I think you make a very good point that I should have included in my post. Even though farmers didn’t spend all week relating to each other, they were almost always available to help each other if and when help was needed. I know they had their feuds and their problems too, but the point is that we don’t need to be obsessed with relationships in order to have a good community and be good neighbors.

David M. Smith said...

Hi Jennifer,

It seems like you might still be misunderstanding me a little. I agree with you that all of us need relationships. I also think that people who are not inclined to relate, maybe like you and me, should make more of an effort to relate. That’s not what I’m writing about though.

My point is that Church, perhaps more in California than the rest of the Country, has been over-emphasizing relationships at the cost of not giving the other aspects of Christianity the proper emphasis. If the only thing preachers talked about was the Bible, I would probably claim the Bible is being over-emphasized. I wouldn’t claim the Bible should not be studied, just that studying the Bible is not all there is to the Christian life.

David M. Smith said...

Hi Again Jennifer,

I think some people need more relationships and some people need less relationships and some people have the right amount of relationships. However, I have no way of knowing what is right for anyone else. I’m not even sure what the right number is for myself.
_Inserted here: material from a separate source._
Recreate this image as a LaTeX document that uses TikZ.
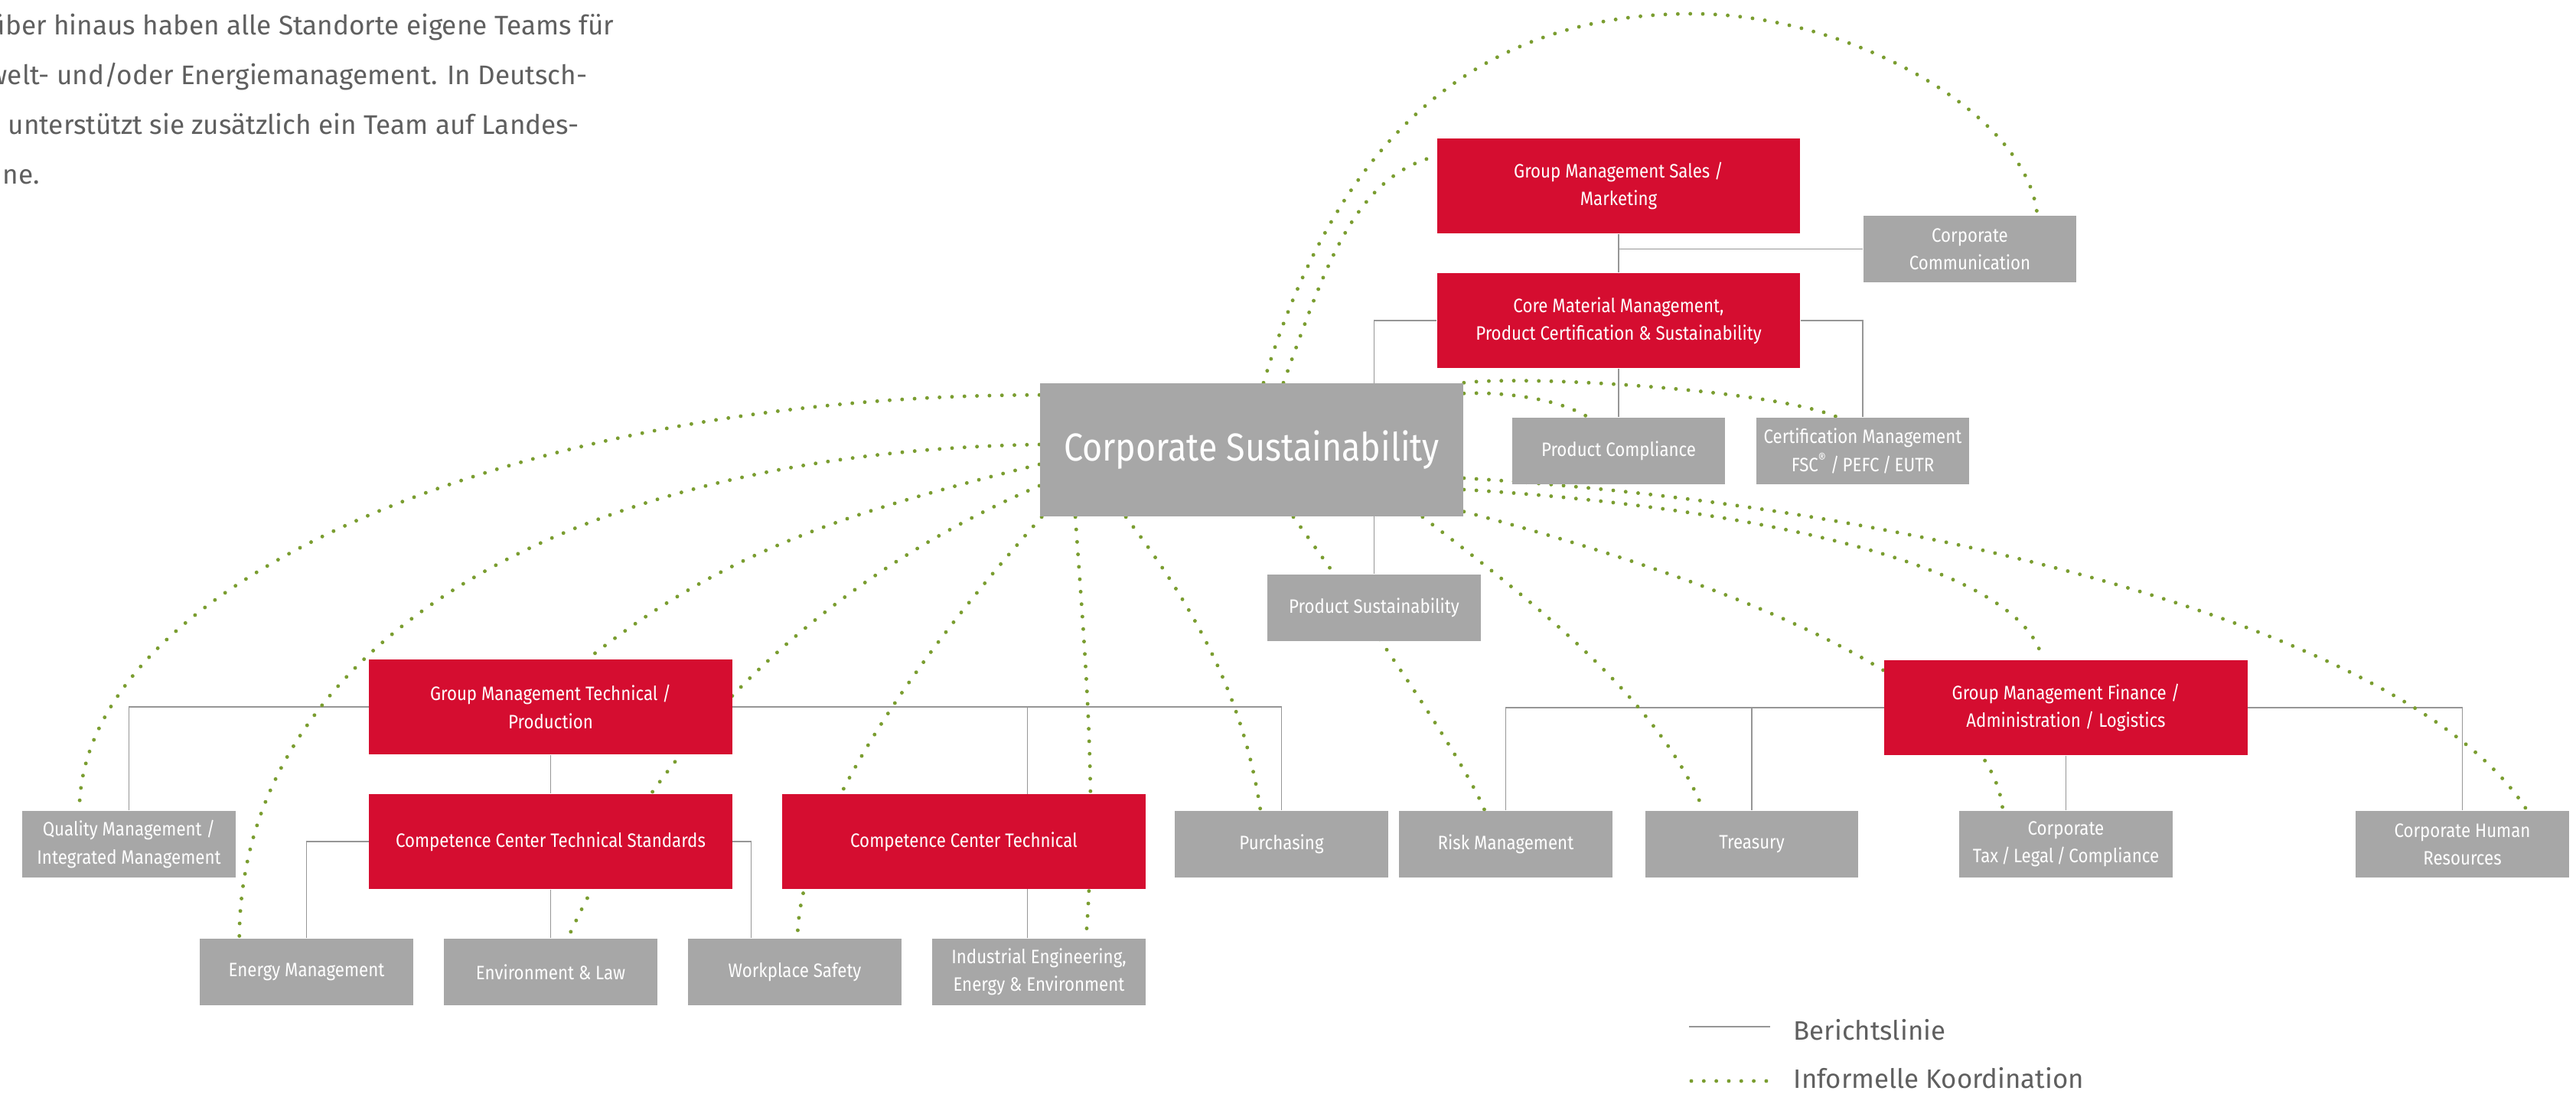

I am certain though, that none of us have the ability to have an unlimited number of relationships. For most people, forming and nurturing a new relationship when they are already busy to the max requires them to spend less time with their current friends. I also know that the larger a group gets, the less intimate it gets. I also know there are many people who are never satisfied with most of their relationships because they are always getting their feelings hurt.

Perhaps if Churches weren’t so obsessed with relationships there would be a lot more contentment in our Churches and a lot less hurt.